Bündnerfleisch, also known as Bindenfleisch, Grisons Meat or Viande des Grisons, is an air-dried meat that is produced in the canton of Graubünden, Switzerland.

Production
The main ingredient is beef, taken from the animal’s upper thigh or shoulder, the fat and the sinews being removed.  Before drying, the meat is treated with white wine and seasonings such as salt, onion and assorted herbs. The initial curing process, lasting 3–5 weeks, takes place in sealed containers stored at a temperature close to freezing point.  The meat is regularly rearranged during this stage, in order to ensure that the salt and seasonings will be evenly distributed and absorbed. During a second drying phase the meat is then hung in free-flowing air at a temperature of between 9 and 14 °C. It is also periodically pressed in order to separate out residual moisture: from this pressing Bündnerfleisch acquires its characteristic rectangular shape. Traditionally Bündnerfleisch was not a smoked meat.

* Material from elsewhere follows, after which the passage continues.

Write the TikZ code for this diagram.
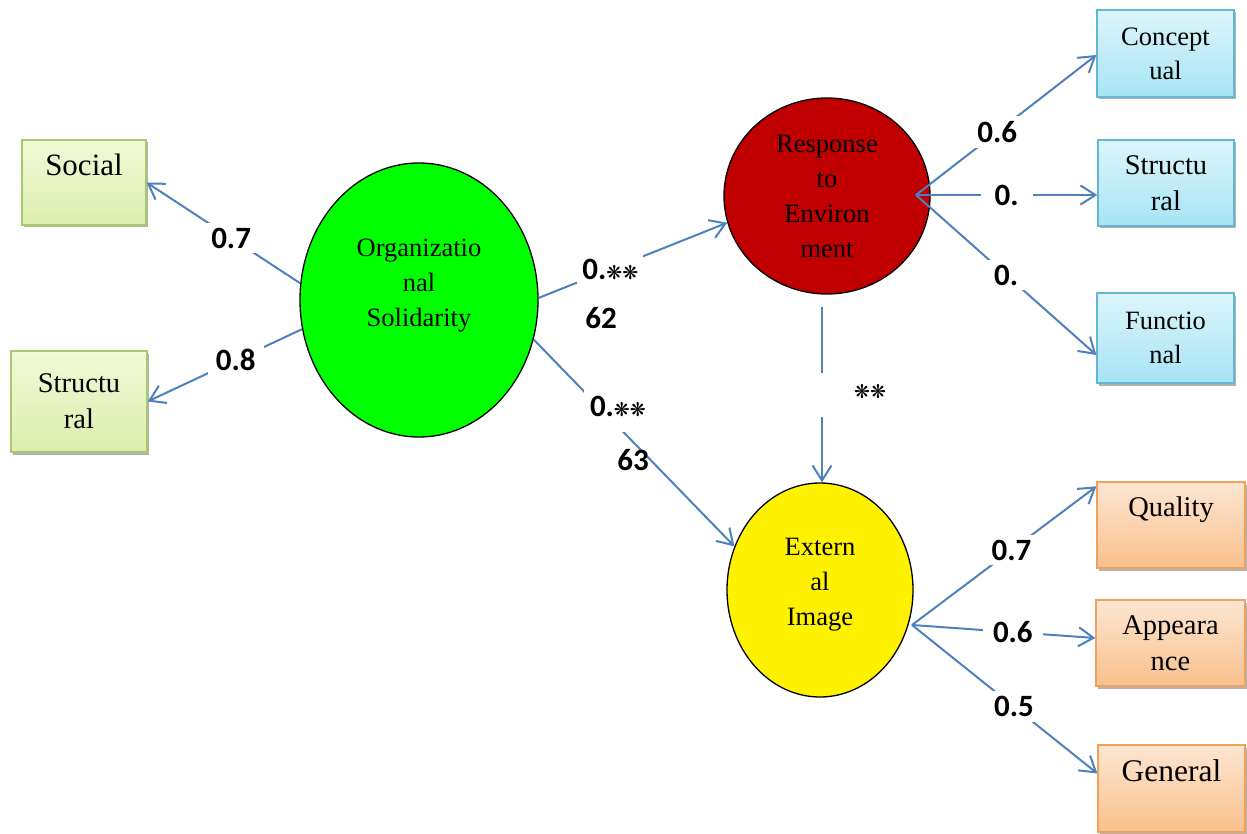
\documentclass[tikz,border=0pt]{standalone}
\usepackage{fontspec}
\setmainfont{Liberation Serif}
\newfontfamily\calibri{Carlito}
\newfontfamily\djv{DejaVu Sans}
\usetikzlibrary{shapes.geometric,arrows.meta,shadows,calc}
\definecolor{arrowblue}{HTML}{4F81BD}
\definecolor{gtop}{HTML}{F2F9D6}
\definecolor{gbot}{HTML}{DCEEAE}
\definecolor{gbord}{HTML}{A9C96E}
\definecolor{btop}{HTML}{DDF5FC}
\definecolor{bbot}{HTML}{A6E4F4}
\definecolor{bbord}{HTML}{62B8D0}
\definecolor{otop}{HTML}{FDE6D2}
\definecolor{obot}{HTML}{F9C08C}
\definecolor{obord}{HTML}{EFA25E}
\definecolor{redfill}{HTML}{C00000}
\newcommand{\stars}{{\djv\fontsize{19}{19}\selectfont ❋❋}}
\begin{document}
\begin{tikzpicture}[x=1pt,y=-1pt,
  box/.style={rectangle, inner sep=0pt, align=center, line width=1.3pt,
    font=\fontsize{28.5}{36}\selectfont,
    drop shadow={shadow xshift=1.5pt, shadow yshift=-2.5pt, opacity=0.3, fill=black}},
  greenbox/.style={box, draw=gbord, top color=gtop, bottom color=gbot},
  bluebox/.style={box, draw=bbord, top color=btop, bottom color=bbot},
  orangebox/.style={box, draw=obord, top color=otop, bottom color=obot},
  latent/.style={ellipse, draw=black, line width=1.3pt, inner sep=0pt, align=center,
    font=\fontsize{26.5}{35}\selectfont},
  conn/.style={draw=arrowblue, line width=2pt},
  arr/.style={conn, -{Straight Barb[length=15pt,width=19pt,line width=2pt]}},
  coef/.style={font=\calibri\bfseries\fontsize{31}{32}\selectfont, fill=white, inner xsep=8pt, inner ysep=5pt},
  plain/.style={font=\calibri\bfseries\fontsize{31}{32}\selectfont, inner sep=0pt},
]
\useasboundingbox (0,0) rectangle (1247,834);
\fill[white] (0,0) rectangle (1247,834);

% observed boxes
\node[greenbox, minimum width=124pt, minimum height=85pt, font=\fontsize{31}{36}\selectfont] (Social) at (84,182.5) {Social\\\mbox{}};
\node[greenbox, minimum width=136pt, minimum height=101pt] (StrL) at (79,401.5) {Structu\\ral};
\node[bluebox, minimum width=137pt, minimum height=87pt, font=\fontsize{26.6}{34}\selectfont] (Concept) at (1165.5,53.5) {Concept\\ual};
\node[bluebox, minimum width=136pt, minimum height=86pt] (StrR) at (1166,183) {Structu\\ral};
\node[bluebox, minimum width=137pt, minimum height=90pt, font=\fontsize{26.4}{34}\selectfont] (Func) at (1165.5,338) {Functio\\nal};
\node[orangebox, minimum width=148pt, minimum height=86pt] (Quality) at (1171,525) {Quality\\\mbox{}};
\node[orangebox, minimum width=149pt, minimum height=86pt] (Appear) at (1170.5,643) {Appeara\\nce};
\node[orangebox, minimum width=147pt, minimum height=87pt, font=\fontsize{31.5}{36}\selectfont] (General) at (1171.5,788.5) {General\\\mbox{}};

% latent variables
\node[latent, fill=green, minimum width=238pt, minimum height=274pt] (OS) at (419,300) {Organizatio\\nal\\Solidarity\\\mbox{}};
\node[latent, fill=redfill, minimum width=206pt, minimum height=196pt] (RE) at (827,196) {Response\\to\\Environ\\ment};
\node[latent, fill=yellow, minimum width=186pt, minimum height=214pt] (EI) at (820,590) {Extern\\al\\Image\\[-19pt]\mbox{}};

% connectors from Organizational Solidarity
\draw[arr] (OS.172) -- node[coef, pos=0.45] {0.7} (Social.east);
\draw[arr] (OS.194) -- node[coef, pos=0.43] {0.8} (StrL.east);
\draw[arr] (OS.1) -- node[coef, pos=0.38, inner xsep=5pt] {0.\stars} (RE.195);
\node[plain] (l62) at (601,318) {62};
\draw[arr] (OS.-19) -- node[coef, pos=0.38, xshift=8pt, yshift=12pt, inner xsep=6pt, inner ysep=16pt] {0.\stars} (EI.153);
\node[plain] (l63) at (633,460) {63};

% Response to Environment -> External Image
\coordinate (v1) at (822,307);
\coordinate (v2) at (822,373);
\coordinate (v3) at (822,417);
\draw[conn] (v1) -- (v2);
\draw[arr] (v3) -- (v3 |- EI.north);
\node[plain] (lst) at (870,392) {\stars};

% Response to Environment indicators
\coordinate (REo) at (916,195);
\draw[arr] (REo) -- node[coef, pos=0.45] {0.6} ($(Concept.west)+(0,1.5)$);
\draw[arr] (REo) -- node[coef, pos=0.5, inner xsep=14pt] {0.} (REo -| StrR.west);
\draw[arr] (REo) -- node[coef, pos=0.5, inner xsep=14pt] {0.} ($(Func.west)+(0,17)$);

% External Image indicators
\coordinate (EIo) at (912,625);
\draw[arr] (EIo) -- node[coef, pos=0.54] {0.7} ($(Quality.north west)+(0,5)$);
\draw[arr] (EIo) -- node[coef, pos=0.55, inner xsep=10pt] {0.6} ($(Appear.west)+(0,-5)$);
\draw[arr] (EIo) -- node[coef, pos=0.55] {0.5} ($(General.west)+(0,-15)$);
\end{tikzpicture}
\end{document}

The extent of water loss during the salting and drying processes, whereby the product loses approximately half of its initial weight, is sufficient to confer excellent keeping qualities and a high nutritional value, without the need for any additional preservatives.

Consumption
Bündnerfleisch is sliced very thinly and served with bread. It is often part of the traditional dish raclette, served to accompany the cheese of the same name alongside ham and vegetables. It can also be cut into strips or little cubes and served in soup.

Commercialisation
Most Bündnerfleisch is consumed inside Switzerland, but some is exported within Europe, to Canada and the United States and to Japan.

Variants
Bündnerfleisch appears to be related to the dried meat product from the Besançon region of France known as 'brési'. It is also very similar to bresaola, which is produced in the neighbouring Italian province of Valtellina; unlike Bündnerfleisch, bresaola is not pressed, though.

Media references
On September 25, 2010, Switzerland's finance minister Hans-Rudolf Merz, reading in parliament a nearly incomprehensibly dry text which had been prepared by bureaucrats, started giggling uncontrollably when he reached a mention of Bündnerfleisch.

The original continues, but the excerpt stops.